● PROVIDED MATERIAL:
_ _ _
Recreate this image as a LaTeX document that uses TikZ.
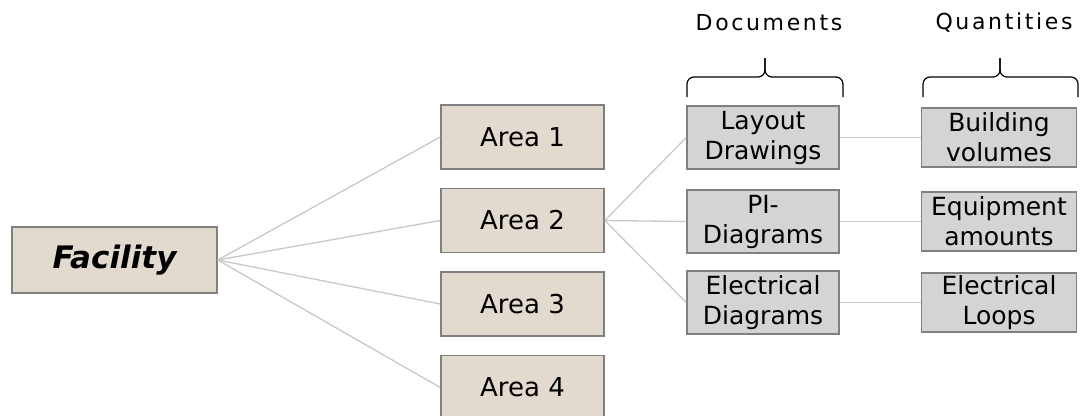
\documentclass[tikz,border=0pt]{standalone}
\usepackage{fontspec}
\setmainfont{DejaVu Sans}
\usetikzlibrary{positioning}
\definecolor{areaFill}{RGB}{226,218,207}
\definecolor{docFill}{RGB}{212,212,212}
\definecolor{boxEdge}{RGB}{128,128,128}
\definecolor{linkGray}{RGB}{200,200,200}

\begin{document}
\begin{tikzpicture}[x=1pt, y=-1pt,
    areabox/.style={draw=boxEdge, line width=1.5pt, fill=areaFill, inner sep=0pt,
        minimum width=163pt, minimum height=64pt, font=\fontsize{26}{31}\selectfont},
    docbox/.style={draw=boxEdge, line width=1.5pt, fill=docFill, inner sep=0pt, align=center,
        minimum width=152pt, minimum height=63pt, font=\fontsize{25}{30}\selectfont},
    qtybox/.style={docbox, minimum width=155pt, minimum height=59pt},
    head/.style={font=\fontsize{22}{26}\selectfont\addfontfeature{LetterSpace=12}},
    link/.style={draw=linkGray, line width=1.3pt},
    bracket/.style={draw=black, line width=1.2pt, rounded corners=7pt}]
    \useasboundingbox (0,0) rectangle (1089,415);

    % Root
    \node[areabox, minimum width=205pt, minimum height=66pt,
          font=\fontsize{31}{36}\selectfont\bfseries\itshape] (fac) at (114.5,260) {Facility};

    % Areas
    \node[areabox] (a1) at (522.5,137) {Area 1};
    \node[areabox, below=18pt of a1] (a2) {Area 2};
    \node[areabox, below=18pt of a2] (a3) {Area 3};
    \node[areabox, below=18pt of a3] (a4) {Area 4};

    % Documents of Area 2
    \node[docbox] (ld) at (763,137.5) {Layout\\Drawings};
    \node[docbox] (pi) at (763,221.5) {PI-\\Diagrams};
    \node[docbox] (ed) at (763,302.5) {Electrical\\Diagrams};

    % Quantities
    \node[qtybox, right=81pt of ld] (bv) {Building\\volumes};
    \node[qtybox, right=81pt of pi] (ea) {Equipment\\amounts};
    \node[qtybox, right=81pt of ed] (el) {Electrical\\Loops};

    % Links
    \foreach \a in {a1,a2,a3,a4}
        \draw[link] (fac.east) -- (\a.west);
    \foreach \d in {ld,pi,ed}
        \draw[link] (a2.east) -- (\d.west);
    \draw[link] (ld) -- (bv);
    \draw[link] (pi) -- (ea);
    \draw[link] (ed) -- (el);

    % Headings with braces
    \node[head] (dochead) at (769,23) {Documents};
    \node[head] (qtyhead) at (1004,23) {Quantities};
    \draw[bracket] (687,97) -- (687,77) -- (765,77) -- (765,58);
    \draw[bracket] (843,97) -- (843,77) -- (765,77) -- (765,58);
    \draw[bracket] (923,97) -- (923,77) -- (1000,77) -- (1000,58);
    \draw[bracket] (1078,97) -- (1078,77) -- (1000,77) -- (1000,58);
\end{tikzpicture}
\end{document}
_ _ _
● PROBLEM TO WORK ON:
All the lines above are to be given again exactly as they read, with the pictures removed.

● PROBLEM SOLUTION:
Recreate this image as a LaTeX document that uses TikZ.
\documentclass[tikz,border=0pt]{standalone}
\usepackage{fontspec}
\setmainfont{DejaVu Sans}
\usetikzlibrary{positioning}
\definecolor{areaFill}{RGB}{226,218,207}
\definecolor{docFill}{RGB}{212,212,212}
\definecolor{boxEdge}{RGB}{128,128,128}
\definecolor{linkGray}{RGB}{200,200,200}

\begin{document}
\begin{tikzpicture}[x=1pt, y=-1pt,
    areabox/.style={draw=boxEdge, line width=1.5pt, fill=areaFill, inner sep=0pt,
        minimum width=163pt, minimum height=64pt, font=\fontsize{26}{31}\selectfont},
    docbox/.style={draw=boxEdge, line width=1.5pt, fill=docFill, inner sep=0pt, align=center,
        minimum width=152pt, minimum height=63pt, font=\fontsize{25}{30}\selectfont},
    qtybox/.style={docbox, minimum width=155pt, minimum height=59pt},
    head/.style={font=\fontsize{22}{26}\selectfont\addfontfeature{LetterSpace=12}},
    link/.style={draw=linkGray, line width=1.3pt},
    bracket/.style={draw=black, line width=1.2pt, rounded corners=7pt}]
    \useasboundingbox (0,0) rectangle (1089,415);

    % Root
    \node[areabox, minimum width=205pt, minimum height=66pt,
          font=\fontsize{31}{36}\selectfont\bfseries\itshape] (fac) at (114.5,260) {Facility};

    % Areas
    \node[areabox] (a1) at (522.5,137) {Area 1};
    \node[areabox, below=18pt of a1] (a2) {Area 2};
    \node[areabox, below=18pt of a2] (a3) {Area 3};
    \node[areabox, below=18pt of a3] (a4) {Area 4};

    % Documents of Area 2
    \node[docbox] (ld) at (763,137.5) {Layout\\Drawings};
    \node[docbox] (pi) at (763,221.5) {PI-\\Diagrams};
    \node[docbox] (ed) at (763,302.5) {Electrical\\Diagrams};

    % Quantities
    \node[qtybox, right=81pt of ld] (bv) {Building\\volumes};
    \node[qtybox, right=81pt of pi] (ea) {Equipment\\amounts};
    \node[qtybox, right=81pt of ed] (el) {Electrical\\Loops};

    % Links
    \foreach \a in {a1,a2,a3,a4}
        \draw[link] (fac.east) -- (\a.west);
    \foreach \d in {ld,pi,ed}
        \draw[link] (a2.east) -- (\d.west);
    \draw[link] (ld) -- (bv);
    \draw[link] (pi) -- (ea);
    \draw[link] (ed) -- (el);

    % Headings with braces
    \node[head] (dochead) at (769,23) {Documents};
    \node[head] (qtyhead) at (1004,23) {Quantities};
    \draw[bracket] (687,97) -- (687,77) -- (765,77) -- (765,58);
    \draw[bracket] (843,97) -- (843,77) -- (765,77) -- (765,58);
    \draw[bracket] (923,97) -- (923,77) -- (1000,77) -- (1000,58);
    \draw[bracket] (1078,97) -- (1078,77) -- (1000,77) -- (1000,58);
\end{tikzpicture}
\end{document}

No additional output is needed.